[Collected data]
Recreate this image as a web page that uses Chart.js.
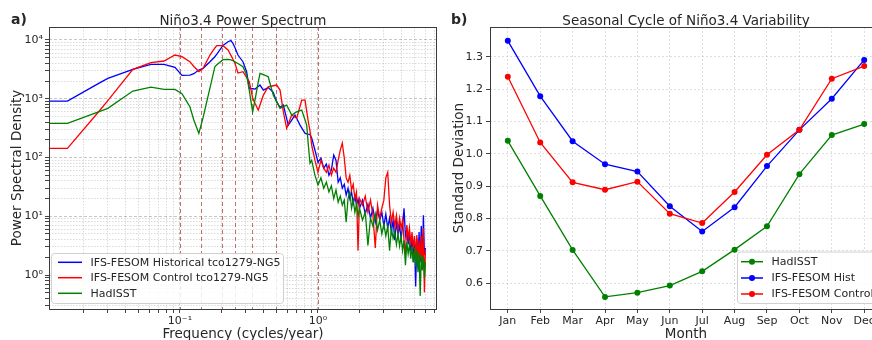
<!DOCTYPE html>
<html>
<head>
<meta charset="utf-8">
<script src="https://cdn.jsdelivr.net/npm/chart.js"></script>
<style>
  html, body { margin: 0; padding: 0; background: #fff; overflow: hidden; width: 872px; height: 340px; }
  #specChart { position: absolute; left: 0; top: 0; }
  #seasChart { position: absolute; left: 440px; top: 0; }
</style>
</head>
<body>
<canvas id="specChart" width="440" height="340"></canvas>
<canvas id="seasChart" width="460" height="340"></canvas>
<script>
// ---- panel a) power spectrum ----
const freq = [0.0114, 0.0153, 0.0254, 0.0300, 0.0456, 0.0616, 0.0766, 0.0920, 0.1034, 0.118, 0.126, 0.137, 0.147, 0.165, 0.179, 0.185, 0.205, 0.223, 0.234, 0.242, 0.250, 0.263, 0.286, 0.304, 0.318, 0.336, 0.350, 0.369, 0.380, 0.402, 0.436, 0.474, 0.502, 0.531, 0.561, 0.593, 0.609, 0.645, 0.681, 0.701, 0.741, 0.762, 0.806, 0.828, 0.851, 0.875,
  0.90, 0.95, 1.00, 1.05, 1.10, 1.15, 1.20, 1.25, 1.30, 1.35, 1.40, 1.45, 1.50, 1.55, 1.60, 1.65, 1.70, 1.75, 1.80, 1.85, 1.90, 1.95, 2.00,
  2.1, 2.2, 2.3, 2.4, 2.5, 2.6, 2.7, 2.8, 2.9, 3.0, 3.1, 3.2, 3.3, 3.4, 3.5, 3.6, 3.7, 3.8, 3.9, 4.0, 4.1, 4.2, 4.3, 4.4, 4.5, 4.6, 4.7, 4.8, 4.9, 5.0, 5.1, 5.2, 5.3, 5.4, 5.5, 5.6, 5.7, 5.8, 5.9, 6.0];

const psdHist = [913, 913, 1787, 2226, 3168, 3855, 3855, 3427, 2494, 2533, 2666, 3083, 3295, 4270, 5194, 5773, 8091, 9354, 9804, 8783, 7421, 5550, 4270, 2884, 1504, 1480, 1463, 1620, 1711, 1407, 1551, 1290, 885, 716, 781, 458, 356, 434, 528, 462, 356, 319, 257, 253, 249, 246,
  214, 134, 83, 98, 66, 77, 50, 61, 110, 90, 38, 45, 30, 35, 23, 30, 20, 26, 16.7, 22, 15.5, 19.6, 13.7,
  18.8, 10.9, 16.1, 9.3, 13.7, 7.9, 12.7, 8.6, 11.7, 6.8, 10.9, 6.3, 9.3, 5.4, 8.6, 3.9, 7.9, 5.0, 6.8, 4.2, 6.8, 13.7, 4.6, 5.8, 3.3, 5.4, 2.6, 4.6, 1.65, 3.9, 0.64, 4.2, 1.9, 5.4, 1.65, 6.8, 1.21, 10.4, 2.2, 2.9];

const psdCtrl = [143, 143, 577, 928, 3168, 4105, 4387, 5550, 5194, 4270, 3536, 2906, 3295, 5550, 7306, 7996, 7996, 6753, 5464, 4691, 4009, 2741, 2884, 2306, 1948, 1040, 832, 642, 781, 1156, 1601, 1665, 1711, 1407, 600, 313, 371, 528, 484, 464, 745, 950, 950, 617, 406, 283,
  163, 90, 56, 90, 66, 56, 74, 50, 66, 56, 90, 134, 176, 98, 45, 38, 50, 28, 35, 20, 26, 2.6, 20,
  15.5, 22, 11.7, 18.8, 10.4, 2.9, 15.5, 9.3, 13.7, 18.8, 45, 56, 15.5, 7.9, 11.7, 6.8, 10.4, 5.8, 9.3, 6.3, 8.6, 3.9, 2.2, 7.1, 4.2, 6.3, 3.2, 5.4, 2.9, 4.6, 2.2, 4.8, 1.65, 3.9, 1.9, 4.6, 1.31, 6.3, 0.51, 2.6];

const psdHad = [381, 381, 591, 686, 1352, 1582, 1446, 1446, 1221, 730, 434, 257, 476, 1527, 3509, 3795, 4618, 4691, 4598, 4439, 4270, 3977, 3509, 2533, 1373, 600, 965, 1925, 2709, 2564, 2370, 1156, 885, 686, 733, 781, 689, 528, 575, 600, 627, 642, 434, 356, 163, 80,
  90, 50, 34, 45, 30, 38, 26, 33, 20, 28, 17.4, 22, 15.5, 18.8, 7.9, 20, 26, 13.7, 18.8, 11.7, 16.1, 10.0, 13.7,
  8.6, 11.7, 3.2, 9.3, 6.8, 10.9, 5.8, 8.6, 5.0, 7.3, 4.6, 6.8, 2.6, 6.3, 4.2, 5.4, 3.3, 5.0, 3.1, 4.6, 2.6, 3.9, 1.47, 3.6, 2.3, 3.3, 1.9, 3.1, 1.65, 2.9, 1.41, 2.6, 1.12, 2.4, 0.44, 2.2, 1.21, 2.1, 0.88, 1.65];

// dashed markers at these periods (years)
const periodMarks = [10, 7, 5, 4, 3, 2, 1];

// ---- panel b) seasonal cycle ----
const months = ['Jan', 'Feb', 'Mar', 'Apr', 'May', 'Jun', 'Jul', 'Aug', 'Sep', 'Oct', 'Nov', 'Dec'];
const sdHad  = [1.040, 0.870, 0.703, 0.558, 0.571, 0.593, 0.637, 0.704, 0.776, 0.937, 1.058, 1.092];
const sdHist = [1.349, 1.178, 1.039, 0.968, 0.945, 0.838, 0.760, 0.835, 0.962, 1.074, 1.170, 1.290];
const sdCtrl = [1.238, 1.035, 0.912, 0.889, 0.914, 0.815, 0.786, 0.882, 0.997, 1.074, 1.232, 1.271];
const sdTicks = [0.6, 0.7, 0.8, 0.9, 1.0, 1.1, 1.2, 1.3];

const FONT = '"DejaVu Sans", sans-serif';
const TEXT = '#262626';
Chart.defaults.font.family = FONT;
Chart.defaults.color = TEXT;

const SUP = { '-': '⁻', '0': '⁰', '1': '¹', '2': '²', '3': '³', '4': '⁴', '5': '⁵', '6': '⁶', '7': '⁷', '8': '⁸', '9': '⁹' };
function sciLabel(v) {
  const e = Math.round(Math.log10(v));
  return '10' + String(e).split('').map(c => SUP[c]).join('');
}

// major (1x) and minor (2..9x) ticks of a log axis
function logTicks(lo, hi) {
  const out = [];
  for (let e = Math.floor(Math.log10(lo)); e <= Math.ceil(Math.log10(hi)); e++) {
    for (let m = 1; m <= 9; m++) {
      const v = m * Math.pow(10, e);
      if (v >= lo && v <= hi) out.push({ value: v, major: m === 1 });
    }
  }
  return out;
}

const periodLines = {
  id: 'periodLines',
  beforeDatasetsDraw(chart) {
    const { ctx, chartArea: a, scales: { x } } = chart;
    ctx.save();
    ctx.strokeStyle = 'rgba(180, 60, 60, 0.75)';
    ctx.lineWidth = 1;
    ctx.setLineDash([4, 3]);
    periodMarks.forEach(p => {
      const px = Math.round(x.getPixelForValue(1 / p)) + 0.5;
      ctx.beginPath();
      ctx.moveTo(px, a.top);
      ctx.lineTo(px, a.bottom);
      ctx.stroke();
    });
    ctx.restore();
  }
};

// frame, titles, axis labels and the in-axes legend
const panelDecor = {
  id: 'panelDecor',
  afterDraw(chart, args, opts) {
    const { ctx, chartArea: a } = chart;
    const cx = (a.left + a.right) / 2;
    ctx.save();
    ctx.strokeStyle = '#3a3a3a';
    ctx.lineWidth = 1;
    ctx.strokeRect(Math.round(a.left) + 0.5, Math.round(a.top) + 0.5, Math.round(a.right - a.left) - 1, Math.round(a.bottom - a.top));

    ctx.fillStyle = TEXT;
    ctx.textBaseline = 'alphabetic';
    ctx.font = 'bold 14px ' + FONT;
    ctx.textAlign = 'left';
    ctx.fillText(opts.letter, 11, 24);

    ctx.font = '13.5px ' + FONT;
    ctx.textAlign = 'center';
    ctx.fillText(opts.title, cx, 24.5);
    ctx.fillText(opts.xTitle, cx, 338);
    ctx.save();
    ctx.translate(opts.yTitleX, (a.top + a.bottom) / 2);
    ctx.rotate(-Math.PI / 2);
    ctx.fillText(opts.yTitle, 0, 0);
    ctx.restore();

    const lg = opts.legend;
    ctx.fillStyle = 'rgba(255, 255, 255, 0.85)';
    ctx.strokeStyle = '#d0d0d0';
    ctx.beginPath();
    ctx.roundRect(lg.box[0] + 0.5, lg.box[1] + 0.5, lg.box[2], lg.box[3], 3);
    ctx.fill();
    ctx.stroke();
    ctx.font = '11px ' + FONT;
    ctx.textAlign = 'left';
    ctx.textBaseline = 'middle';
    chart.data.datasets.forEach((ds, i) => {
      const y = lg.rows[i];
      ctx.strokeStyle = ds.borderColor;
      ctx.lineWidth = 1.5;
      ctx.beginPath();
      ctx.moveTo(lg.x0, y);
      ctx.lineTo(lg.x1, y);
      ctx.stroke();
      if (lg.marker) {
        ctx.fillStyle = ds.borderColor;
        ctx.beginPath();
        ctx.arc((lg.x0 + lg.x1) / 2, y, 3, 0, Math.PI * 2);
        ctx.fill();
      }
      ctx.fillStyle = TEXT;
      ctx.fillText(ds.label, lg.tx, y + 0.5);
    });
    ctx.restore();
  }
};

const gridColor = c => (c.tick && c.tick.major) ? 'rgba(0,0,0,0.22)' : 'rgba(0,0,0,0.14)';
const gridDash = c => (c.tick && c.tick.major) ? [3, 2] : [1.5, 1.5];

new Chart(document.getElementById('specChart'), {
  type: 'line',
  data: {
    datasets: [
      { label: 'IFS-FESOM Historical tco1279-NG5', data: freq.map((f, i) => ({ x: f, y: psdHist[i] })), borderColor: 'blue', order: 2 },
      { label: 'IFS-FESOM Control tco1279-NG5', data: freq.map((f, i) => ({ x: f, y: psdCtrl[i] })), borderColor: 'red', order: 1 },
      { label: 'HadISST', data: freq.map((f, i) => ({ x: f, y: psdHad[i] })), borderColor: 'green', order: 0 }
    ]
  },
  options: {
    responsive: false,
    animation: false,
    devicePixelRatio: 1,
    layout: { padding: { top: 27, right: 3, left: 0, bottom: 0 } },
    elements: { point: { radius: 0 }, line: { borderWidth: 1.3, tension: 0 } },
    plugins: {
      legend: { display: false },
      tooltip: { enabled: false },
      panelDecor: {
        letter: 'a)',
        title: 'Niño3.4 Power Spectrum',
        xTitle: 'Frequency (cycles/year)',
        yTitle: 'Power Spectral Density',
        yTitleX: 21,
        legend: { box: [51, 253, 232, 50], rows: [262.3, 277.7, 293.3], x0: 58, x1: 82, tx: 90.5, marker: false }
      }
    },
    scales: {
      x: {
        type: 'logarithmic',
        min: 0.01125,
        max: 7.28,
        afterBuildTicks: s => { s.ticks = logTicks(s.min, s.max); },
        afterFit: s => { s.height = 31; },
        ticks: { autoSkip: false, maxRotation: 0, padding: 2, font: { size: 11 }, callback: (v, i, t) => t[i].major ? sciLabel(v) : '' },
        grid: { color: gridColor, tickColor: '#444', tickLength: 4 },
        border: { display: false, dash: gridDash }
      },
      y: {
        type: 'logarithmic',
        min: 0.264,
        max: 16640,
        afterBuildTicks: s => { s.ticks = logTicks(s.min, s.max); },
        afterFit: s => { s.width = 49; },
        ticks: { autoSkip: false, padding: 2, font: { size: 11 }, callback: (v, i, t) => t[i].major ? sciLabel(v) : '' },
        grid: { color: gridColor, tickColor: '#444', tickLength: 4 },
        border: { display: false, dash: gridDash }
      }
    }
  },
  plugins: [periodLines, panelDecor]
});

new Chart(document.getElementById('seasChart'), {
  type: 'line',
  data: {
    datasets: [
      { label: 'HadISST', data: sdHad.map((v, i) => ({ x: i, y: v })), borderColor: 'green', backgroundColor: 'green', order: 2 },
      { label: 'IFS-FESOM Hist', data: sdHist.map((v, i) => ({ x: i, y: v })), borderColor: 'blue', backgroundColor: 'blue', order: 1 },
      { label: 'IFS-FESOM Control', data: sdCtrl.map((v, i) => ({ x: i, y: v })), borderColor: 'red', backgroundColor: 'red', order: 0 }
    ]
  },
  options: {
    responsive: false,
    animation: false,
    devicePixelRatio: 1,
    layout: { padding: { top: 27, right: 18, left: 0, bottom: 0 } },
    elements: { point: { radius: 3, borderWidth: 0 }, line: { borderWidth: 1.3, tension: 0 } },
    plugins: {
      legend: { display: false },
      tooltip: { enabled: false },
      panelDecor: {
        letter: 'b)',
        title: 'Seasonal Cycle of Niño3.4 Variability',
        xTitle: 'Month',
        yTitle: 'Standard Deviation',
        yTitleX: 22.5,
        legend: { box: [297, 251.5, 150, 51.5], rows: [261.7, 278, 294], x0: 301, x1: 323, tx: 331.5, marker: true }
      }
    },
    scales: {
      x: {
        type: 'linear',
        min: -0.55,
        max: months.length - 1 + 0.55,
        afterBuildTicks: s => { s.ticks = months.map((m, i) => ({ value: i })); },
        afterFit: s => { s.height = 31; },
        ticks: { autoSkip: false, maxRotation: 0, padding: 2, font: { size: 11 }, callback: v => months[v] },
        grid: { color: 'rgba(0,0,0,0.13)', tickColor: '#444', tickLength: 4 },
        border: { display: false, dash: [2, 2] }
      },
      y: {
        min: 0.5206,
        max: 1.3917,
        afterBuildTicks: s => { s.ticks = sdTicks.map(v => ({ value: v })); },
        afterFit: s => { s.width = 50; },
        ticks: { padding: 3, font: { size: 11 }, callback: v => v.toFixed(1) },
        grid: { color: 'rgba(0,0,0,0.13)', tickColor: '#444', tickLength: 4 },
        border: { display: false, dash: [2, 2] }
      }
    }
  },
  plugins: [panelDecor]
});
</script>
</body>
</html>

[Written instruction] Leave the pictures out and reproduce exactly the lines from the top of the listing above through the line with "5.8, 5.9, 6.0];".

[Exercise output]
Recreate this image as a web page that uses Chart.js.
<!DOCTYPE html>
<html>
<head>
<meta charset="utf-8">
<script src="https://cdn.jsdelivr.net/npm/chart.js"></script>
<style>
  html, body { margin: 0; padding: 0; background: #fff; overflow: hidden; width: 872px; height: 340px; }
  #specChart { position: absolute; left: 0; top: 0; }
  #seasChart { position: absolute; left: 440px; top: 0; }
</style>
</head>
<body>
<canvas id="specChart" width="440" height="340"></canvas>
<canvas id="seasChart" width="460" height="340"></canvas>
<script>
// ---- panel a) power spectrum ----
const freq = [0.0114, 0.0153, 0.0254, 0.0300, 0.0456, 0.0616, 0.0766, 0.0920, 0.1034, 0.118, 0.126, 0.137, 0.147, 0.165, 0.179, 0.185, 0.205, 0.223, 0.234, 0.242, 0.250, 0.263, 0.286, 0.304, 0.318, 0.336, 0.350, 0.369, 0.380, 0.402, 0.436, 0.474, 0.502, 0.531, 0.561, 0.593, 0.609, 0.645, 0.681, 0.701, 0.741, 0.762, 0.806, 0.828, 0.851, 0.875,
  0.90, 0.95, 1.00, 1.05, 1.10, 1.15, 1.20, 1.25, 1.30, 1.35, 1.40, 1.45, 1.50, 1.55, 1.60, 1.65, 1.70, 1.75, 1.80, 1.85, 1.90, 1.95, 2.00,
  2.1, 2.2, 2.3, 2.4, 2.5, 2.6, 2.7, 2.8, 2.9, 3.0, 3.1, 3.2, 3.3, 3.4, 3.5, 3.6, 3.7, 3.8, 3.9, 4.0, 4.1, 4.2, 4.3, 4.4, 4.5, 4.6, 4.7, 4.8, 4.9, 5.0, 5.1, 5.2, 5.3, 5.4, 5.5, 5.6, 5.7, 5.8, 5.9, 6.0];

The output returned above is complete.